DC receives funding for DSW research project

Durham College (DC) announced that its Office of Research Services and Innovation (ORSI) has been awarded $29,527 in research funding from the Ontario government through the Ontario Human Capital Research and Innovation Fund (OHCRIF).

The awarded funding is based on a proposal developed by Kay Corbier, principal investigator and professor with the School of Health & Community Services. One of 17 proposals selected, out of 94 submissions, the project will see Corbier, along with a team of DC faculty members, undertake a research project that seeks to introduce and evaluate the use of simulation as a teaching methodology  in the curriculum for the college’s Developmental Services Worker (DSW) program.

Titled The Experience of Simulation and the Perception of Preparedness of Developmental Service Worker Students to Practice in Field Placement Practicum, it will evaluate the perceptions of second-year DSW students at the beginning and end of their field placement to gauge the impact of simulated activities taught in a Personal Support Skills course in preparation for students to use those skills with clients.

“DSWs require a specific and unique set of skills to provide quality support to people with developmental disabilities,” said Debbie McKee Demczyk, director, ORSI. “We are pleased to receive this funding which will enable us to determine the most effective way to teach our students those skills while enabling us to test simulation as a teaching tool that can be employed in DSW course work. All of this is in line with our commitment to fully prepare our graduates for future careers.”

With an overall objective to support research and innovation projects that identify ways to help people prepare for, return to or keep employment and become productive participants in the labour force, all OHCRIF-funded research and innovation projects must align with Ontario priorities.

In particular, one of Ontario’s research priorities for 2014-2015 is to investigate learning environments and teaching quality, which Corbier’s project seeks to address.

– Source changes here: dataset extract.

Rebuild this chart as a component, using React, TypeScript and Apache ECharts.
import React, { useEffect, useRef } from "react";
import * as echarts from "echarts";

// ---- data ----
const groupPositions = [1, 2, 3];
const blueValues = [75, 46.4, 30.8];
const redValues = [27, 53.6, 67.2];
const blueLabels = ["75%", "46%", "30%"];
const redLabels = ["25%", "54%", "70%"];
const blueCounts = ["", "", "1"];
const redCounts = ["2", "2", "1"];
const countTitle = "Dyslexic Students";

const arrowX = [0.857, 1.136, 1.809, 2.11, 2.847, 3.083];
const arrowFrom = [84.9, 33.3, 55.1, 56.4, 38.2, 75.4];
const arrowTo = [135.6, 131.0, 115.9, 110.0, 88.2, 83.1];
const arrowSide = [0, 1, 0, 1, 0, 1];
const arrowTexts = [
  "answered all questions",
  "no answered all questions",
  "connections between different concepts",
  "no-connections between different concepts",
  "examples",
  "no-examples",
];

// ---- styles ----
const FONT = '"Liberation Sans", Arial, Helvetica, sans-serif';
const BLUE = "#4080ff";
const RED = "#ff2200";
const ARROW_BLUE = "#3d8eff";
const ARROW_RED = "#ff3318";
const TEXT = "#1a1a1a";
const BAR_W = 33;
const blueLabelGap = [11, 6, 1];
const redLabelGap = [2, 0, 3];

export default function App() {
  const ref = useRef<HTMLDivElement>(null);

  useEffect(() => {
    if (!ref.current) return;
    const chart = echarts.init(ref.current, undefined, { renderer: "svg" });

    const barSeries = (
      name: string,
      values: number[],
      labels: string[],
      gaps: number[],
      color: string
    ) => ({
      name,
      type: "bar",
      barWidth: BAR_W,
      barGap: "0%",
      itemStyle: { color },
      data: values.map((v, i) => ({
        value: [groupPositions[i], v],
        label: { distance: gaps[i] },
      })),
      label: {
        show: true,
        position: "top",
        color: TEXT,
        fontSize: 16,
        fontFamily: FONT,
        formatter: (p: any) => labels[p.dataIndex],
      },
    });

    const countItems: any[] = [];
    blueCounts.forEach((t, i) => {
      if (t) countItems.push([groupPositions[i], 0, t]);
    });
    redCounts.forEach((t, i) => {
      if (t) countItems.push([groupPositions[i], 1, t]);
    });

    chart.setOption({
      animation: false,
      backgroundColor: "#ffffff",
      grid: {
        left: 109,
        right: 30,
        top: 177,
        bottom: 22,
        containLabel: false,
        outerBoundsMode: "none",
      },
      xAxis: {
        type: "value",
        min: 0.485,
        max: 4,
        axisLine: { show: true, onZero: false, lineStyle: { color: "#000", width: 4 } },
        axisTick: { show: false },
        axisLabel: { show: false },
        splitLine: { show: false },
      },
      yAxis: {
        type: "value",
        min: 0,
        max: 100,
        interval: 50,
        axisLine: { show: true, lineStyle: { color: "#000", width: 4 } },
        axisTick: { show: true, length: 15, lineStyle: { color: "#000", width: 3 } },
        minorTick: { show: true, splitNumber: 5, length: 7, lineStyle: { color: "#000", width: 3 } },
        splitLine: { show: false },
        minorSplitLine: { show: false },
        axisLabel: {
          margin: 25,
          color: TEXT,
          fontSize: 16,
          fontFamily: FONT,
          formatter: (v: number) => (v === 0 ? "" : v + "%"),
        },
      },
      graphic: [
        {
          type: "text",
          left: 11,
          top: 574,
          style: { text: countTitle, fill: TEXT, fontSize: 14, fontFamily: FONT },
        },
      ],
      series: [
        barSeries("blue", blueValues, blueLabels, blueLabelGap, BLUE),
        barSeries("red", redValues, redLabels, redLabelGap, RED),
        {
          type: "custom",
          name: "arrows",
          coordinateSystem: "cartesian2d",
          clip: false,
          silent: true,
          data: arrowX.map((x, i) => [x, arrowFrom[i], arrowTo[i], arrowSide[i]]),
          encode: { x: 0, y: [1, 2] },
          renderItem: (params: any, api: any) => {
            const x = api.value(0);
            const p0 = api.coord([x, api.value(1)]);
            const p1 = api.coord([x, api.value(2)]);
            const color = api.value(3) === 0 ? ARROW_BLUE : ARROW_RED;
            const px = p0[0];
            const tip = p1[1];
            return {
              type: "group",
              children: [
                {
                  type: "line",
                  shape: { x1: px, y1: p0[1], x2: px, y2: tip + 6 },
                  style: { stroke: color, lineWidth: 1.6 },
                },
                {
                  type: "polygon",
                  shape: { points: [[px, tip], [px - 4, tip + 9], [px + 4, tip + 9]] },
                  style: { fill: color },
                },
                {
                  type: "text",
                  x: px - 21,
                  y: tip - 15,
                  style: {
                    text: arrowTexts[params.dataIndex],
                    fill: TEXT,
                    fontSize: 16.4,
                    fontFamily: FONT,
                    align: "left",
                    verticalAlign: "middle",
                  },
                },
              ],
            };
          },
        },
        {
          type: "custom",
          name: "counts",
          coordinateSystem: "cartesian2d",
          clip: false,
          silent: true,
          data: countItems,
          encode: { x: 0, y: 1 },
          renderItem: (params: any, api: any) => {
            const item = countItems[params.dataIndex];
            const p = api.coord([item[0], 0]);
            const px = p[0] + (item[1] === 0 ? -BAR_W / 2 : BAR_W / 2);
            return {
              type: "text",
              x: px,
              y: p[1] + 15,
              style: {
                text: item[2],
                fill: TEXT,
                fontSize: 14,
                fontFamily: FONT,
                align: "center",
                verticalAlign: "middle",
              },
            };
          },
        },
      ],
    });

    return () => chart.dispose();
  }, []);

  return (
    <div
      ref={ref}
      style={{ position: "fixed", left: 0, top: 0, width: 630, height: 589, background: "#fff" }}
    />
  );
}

“Research in the pedagogy of learning applicable to the DSW field is scarce,” said Corbier. “Specifically, there is little research on the effectiveness of the use of simulation in teaching support skills in the developmental services field. We hope that by exploring simulation as an educational tool we can improve our teaching quality and advance our field.”

The project brings together a large internal and external team. Marie McEwan, DC simulation specialist, played a key role in the design, development and co-ordination of the simulation activity being used as the basis for the project with additional internal support coming from ORSI, The Centre for Academic and Faculty Enrichment and two research assistants/graduates from the college’s DSW program.

Within the community, the Region of Durham Adult Community Support Services Program, Community Living Oshawa/Clarington, the Provincial Human Resources Strategy Core Competency Implementation Team and the Standardized Patient Program from the University of Toronto are also participating.